What is needed -
The data below must be copied in full and without any change.

Records provided -
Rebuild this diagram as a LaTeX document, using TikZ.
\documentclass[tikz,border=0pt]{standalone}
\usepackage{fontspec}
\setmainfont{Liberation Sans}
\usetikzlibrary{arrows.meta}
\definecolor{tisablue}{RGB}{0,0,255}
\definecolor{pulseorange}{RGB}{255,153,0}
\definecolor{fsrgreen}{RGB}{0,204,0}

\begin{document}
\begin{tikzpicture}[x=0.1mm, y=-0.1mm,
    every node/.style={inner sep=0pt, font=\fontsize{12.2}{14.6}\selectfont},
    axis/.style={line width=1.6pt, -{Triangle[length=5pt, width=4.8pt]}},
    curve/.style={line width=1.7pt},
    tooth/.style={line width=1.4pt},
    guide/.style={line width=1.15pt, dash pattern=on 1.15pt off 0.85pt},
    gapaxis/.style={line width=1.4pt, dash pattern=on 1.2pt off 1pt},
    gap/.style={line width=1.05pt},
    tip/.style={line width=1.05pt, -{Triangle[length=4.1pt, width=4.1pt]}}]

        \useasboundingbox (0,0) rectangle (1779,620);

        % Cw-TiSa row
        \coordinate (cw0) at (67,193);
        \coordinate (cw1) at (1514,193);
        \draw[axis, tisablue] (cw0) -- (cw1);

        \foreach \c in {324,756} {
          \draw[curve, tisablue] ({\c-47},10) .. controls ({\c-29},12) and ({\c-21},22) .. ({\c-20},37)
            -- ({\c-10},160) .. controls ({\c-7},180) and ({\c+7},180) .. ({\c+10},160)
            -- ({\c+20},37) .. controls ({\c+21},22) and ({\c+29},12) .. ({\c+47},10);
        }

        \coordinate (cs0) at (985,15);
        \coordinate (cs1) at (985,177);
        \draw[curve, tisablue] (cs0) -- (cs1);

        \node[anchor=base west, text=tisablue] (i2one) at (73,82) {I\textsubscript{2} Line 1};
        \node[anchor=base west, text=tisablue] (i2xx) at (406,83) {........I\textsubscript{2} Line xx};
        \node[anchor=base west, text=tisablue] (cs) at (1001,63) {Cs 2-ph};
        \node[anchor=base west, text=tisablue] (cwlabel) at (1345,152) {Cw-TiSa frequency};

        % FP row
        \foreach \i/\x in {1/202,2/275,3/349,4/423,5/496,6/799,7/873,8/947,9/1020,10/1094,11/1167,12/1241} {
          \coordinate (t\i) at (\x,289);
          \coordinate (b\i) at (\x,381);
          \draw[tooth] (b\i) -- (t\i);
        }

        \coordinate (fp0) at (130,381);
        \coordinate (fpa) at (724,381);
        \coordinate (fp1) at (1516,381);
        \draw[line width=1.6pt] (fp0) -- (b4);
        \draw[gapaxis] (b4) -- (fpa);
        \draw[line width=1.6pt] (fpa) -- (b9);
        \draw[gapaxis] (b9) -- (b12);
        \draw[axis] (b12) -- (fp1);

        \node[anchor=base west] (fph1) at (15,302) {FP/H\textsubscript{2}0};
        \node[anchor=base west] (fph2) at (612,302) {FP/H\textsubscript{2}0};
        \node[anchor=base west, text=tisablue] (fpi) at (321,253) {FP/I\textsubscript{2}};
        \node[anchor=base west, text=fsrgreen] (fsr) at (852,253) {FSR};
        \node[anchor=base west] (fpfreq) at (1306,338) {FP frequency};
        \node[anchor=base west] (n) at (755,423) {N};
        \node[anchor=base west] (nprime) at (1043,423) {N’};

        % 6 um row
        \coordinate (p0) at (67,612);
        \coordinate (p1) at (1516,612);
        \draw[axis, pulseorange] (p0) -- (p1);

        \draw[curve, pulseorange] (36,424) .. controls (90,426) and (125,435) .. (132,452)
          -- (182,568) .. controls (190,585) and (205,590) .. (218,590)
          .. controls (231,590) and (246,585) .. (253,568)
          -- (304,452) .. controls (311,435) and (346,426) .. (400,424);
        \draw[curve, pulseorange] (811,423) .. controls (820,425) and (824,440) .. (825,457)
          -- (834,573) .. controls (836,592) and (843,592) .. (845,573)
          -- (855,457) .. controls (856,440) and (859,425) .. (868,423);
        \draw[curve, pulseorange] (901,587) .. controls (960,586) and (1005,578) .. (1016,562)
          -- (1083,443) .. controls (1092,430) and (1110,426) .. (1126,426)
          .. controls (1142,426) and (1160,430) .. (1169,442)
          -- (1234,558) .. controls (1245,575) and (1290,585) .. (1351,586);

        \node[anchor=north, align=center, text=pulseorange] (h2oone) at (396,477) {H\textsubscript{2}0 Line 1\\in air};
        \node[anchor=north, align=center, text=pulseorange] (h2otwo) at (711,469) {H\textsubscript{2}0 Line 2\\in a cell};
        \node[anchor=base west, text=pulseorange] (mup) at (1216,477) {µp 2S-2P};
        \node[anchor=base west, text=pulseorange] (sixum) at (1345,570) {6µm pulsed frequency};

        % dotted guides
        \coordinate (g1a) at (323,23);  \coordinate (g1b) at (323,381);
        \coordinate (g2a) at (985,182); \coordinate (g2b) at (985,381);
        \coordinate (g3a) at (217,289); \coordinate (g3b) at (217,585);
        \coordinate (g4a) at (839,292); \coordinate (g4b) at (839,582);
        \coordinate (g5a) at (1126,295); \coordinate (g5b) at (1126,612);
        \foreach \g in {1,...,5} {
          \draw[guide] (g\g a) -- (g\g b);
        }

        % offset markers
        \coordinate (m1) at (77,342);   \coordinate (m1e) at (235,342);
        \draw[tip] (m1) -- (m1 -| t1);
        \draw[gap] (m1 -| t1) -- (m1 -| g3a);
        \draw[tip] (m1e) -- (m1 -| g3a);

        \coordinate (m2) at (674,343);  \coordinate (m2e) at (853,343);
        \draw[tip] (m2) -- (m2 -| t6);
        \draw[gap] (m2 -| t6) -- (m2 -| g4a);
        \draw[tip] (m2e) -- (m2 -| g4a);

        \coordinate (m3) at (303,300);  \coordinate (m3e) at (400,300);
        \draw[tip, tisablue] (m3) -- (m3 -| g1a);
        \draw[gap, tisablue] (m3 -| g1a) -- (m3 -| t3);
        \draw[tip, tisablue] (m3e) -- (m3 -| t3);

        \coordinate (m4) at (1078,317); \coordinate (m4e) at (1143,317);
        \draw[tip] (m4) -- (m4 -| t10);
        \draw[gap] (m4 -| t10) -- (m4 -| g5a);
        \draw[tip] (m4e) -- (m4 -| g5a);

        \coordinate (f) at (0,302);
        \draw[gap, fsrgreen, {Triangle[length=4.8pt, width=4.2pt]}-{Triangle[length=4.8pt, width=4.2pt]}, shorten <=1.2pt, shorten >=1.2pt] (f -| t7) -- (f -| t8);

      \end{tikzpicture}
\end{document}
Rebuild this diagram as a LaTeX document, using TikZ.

Answer for the task -
Rebuild this diagram as a LaTeX document, using TikZ.
\documentclass[tikz,border=0pt]{standalone}
\usepackage{fontspec}
\setmainfont{Liberation Sans}
\usetikzlibrary{arrows.meta}
\definecolor{tisablue}{RGB}{0,0,255}
\definecolor{pulseorange}{RGB}{255,153,0}
\definecolor{fsrgreen}{RGB}{0,204,0}

\begin{document}
\begin{tikzpicture}[x=0.1mm, y=-0.1mm,
    every node/.style={inner sep=0pt, font=\fontsize{12.2}{14.6}\selectfont},
    axis/.style={line width=1.6pt, -{Triangle[length=5pt, width=4.8pt]}},
    curve/.style={line width=1.7pt},
    tooth/.style={line width=1.4pt},
    guide/.style={line width=1.15pt, dash pattern=on 1.15pt off 0.85pt},
    gapaxis/.style={line width=1.4pt, dash pattern=on 1.2pt off 1pt},
    gap/.style={line width=1.05pt},
    tip/.style={line width=1.05pt, -{Triangle[length=4.1pt, width=4.1pt]}}]

        \useasboundingbox (0,0) rectangle (1779,620);

        % Cw-TiSa row
        \coordinate (cw0) at (67,193);
        \coordinate (cw1) at (1514,193);
        \draw[axis, tisablue] (cw0) -- (cw1);

        \foreach \c in {324,756} {
          \draw[curve, tisablue] ({\c-47},10) .. controls ({\c-29},12) and ({\c-21},22) .. ({\c-20},37)
            -- ({\c-10},160) .. controls ({\c-7},180) and ({\c+7},180) .. ({\c+10},160)
            -- ({\c+20},37) .. controls ({\c+21},22) and ({\c+29},12) .. ({\c+47},10);
        }

        \coordinate (cs0) at (985,15);
        \coordinate (cs1) at (985,177);
        \draw[curve, tisablue] (cs0) -- (cs1);

        \node[anchor=base west, text=tisablue] (i2one) at (73,82) {I\textsubscript{2} Line 1};
        \node[anchor=base west, text=tisablue] (i2xx) at (406,83) {........I\textsubscript{2} Line xx};
        \node[anchor=base west, text=tisablue] (cs) at (1001,63) {Cs 2-ph};
        \node[anchor=base west, text=tisablue] (cwlabel) at (1345,152) {Cw-TiSa frequency};

        % FP row
        \foreach \i/\x in {1/202,2/275,3/349,4/423,5/496,6/799,7/873,8/947,9/1020,10/1094,11/1167,12/1241} {
          \coordinate (t\i) at (\x,289);
          \coordinate (b\i) at (\x,381);
          \draw[tooth] (b\i) -- (t\i);
        }

        \coordinate (fp0) at (130,381);
        \coordinate (fpa) at (724,381);
        \coordinate (fp1) at (1516,381);
        \draw[line width=1.6pt] (fp0) -- (b4);
        \draw[gapaxis] (b4) -- (fpa);
        \draw[line width=1.6pt] (fpa) -- (b9);
        \draw[gapaxis] (b9) -- (b12);
        \draw[axis] (b12) -- (fp1);

        \node[anchor=base west] (fph1) at (15,302) {FP/H\textsubscript{2}0};
        \node[anchor=base west] (fph2) at (612,302) {FP/H\textsubscript{2}0};
        \node[anchor=base west, text=tisablue] (fpi) at (321,253) {FP/I\textsubscript{2}};
        \node[anchor=base west, text=fsrgreen] (fsr) at (852,253) {FSR};
        \node[anchor=base west] (fpfreq) at (1306,338) {FP frequency};
        \node[anchor=base west] (n) at (755,423) {N};
        \node[anchor=base west] (nprime) at (1043,423) {N’};

        % 6 um row
        \coordinate (p0) at (67,612);
        \coordinate (p1) at (1516,612);
        \draw[axis, pulseorange] (p0) -- (p1);

        \draw[curve, pulseorange] (36,424) .. controls (90,426) and (125,435) .. (132,452)
          -- (182,568) .. controls (190,585) and (205,590) .. (218,590)
          .. controls (231,590) and (246,585) .. (253,568)
          -- (304,452) .. controls (311,435) and (346,426) .. (400,424);
        \draw[curve, pulseorange] (811,423) .. controls (820,425) and (824,440) .. (825,457)
          -- (834,573) .. controls (836,592) and (843,592) .. (845,573)
          -- (855,457) .. controls (856,440) and (859,425) .. (868,423);
        \draw[curve, pulseorange] (901,587) .. controls (960,586) and (1005,578) .. (1016,562)
          -- (1083,443) .. controls (1092,430) and (1110,426) .. (1126,426)
          .. controls (1142,426) and (1160,430) .. (1169,442)
          -- (1234,558) .. controls (1245,575) and (1290,585) .. (1351,586);

        \node[anchor=north, align=center, text=pulseorange] (h2oone) at (396,477) {H\textsubscript{2}0 Line 1\\in air};
        \node[anchor=north, align=center, text=pulseorange] (h2otwo) at (711,469) {H\textsubscript{2}0 Line 2\\in a cell};
        \node[anchor=base west, text=pulseorange] (mup) at (1216,477) {µp 2S-2P};
        \node[anchor=base west, text=pulseorange] (sixum) at (1345,570) {6µm pulsed frequency};

        % dotted guides
        \coordinate (g1a) at (323,23);  \coordinate (g1b) at (323,381);
        \coordinate (g2a) at (985,182); \coordinate (g2b) at (985,381);
        \coordinate (g3a) at (217,289); \coordinate (g3b) at (217,585);
        \coordinate (g4a) at (839,292); \coordinate (g4b) at (839,582);
        \coordinate (g5a) at (1126,295); \coordinate (g5b) at (1126,612);
        \foreach \g in {1,...,5} {
          \draw[guide] (g\g a) -- (g\g b);
        }

        % offset markers
        \coordinate (m1) at (77,342);   \coordinate (m1e) at (235,342);
        \draw[tip] (m1) -- (m1 -| t1);
        \draw[gap] (m1 -| t1) -- (m1 -| g3a);
        \draw[tip] (m1e) -- (m1 -| g3a);

        \coordinate (m2) at (674,343);  \coordinate (m2e) at (853,343);
        \draw[tip] (m2) -- (m2 -| t6);
        \draw[gap] (m2 -| t6) -- (m2 -| g4a);
        \draw[tip] (m2e) -- (m2 -| g4a);

        \coordinate (m3) at (303,300);  \coordinate (m3e) at (400,300);
        \draw[tip, tisablue] (m3) -- (m3 -| g1a);
        \draw[gap, tisablue] (m3 -| g1a) -- (m3 -| t3);
        \draw[tip, tisablue] (m3e) -- (m3 -| t3);

        \coordinate (m4) at (1078,317); \coordinate (m4e) at (1143,317);
        \draw[tip] (m4) -- (m4 -| t10);
        \draw[gap] (m4 -| t10) -- (m4 -| g5a);
        \draw[tip] (m4e) -- (m4 -| g5a);

        \coordinate (f) at (0,302);
        \draw[gap, fsrgreen, {Triangle[length=4.8pt, width=4.2pt]}-{Triangle[length=4.8pt, width=4.2pt]}, shorten <=1.2pt, shorten >=1.2pt] (f -| t7) -- (f -| t8);

      \end{tikzpicture}
\end{document}
Rebuild this diagram as a LaTeX document, using TikZ.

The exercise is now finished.